The Panama files also lists nearly 15,600 paper companies that banks set up for clients who want keep their finances under wraps, including thousands created by international giants UBS and HSBC.
The story was reported and written by Bastian Obermayer , Gerard Ryle, Marina Walker Guevara, Michael Hudson, Jake Bernstein, Will Fitzgibbon, Mar Cabra, Martha M. Hamilton, Frederik Obermaier, Ryan Chittum, Emilia Diaz-Struck, Rigoberto Carvajal, Cécile Schilis-Gallego, Marcos Garcia Rey, Delphine Reuter, Matthew Caruana Galizia, Hamish Boland-Rudder, Miguel Fiandor and Mago Torres.
“These findings show how deeply ingrained harmful practices and criminality are in the offshore world,” Gabriel Zucman, an economist at the University of California, Berkeley and author of “The Hidden Wealth of Nations: The Scourge of Tax Havens” was quoted as saying.
Mossack Fonseca Responds
Mossack Fonseca, in a statement released Monday, slammed the report saying: “The recent media reports have portrayed an inaccurate view of the services that we provide and, despite our efforts to correct the record, misrepresented the nature of our work and its role in global financial markets.
“These reports rely on supposition and stereotypes, and play on the public’s lack of familiarity with the work of firms like ours.

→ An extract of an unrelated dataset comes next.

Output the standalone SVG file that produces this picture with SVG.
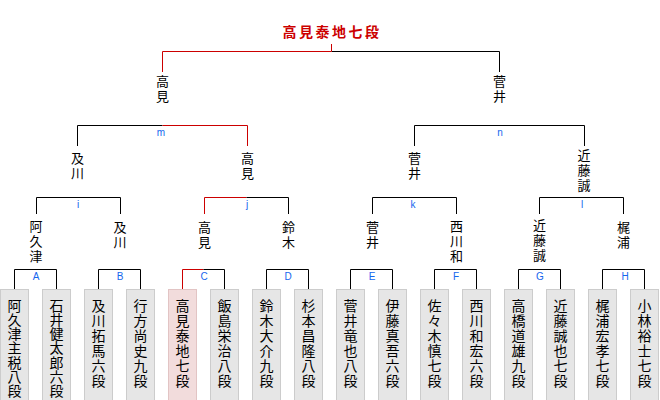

The unfortunate irony is that the materials on which these reports are based actually show the high standards we operate under.”
Speaking specifically to the BVI, the company noted that the “British Virgin Islands (BVI), and the United States have agreed to terms for financial institutions in their jurisdictions to comply with the U.S. Treasury’s Foreign Account Tax Compliance Act (FATCA).”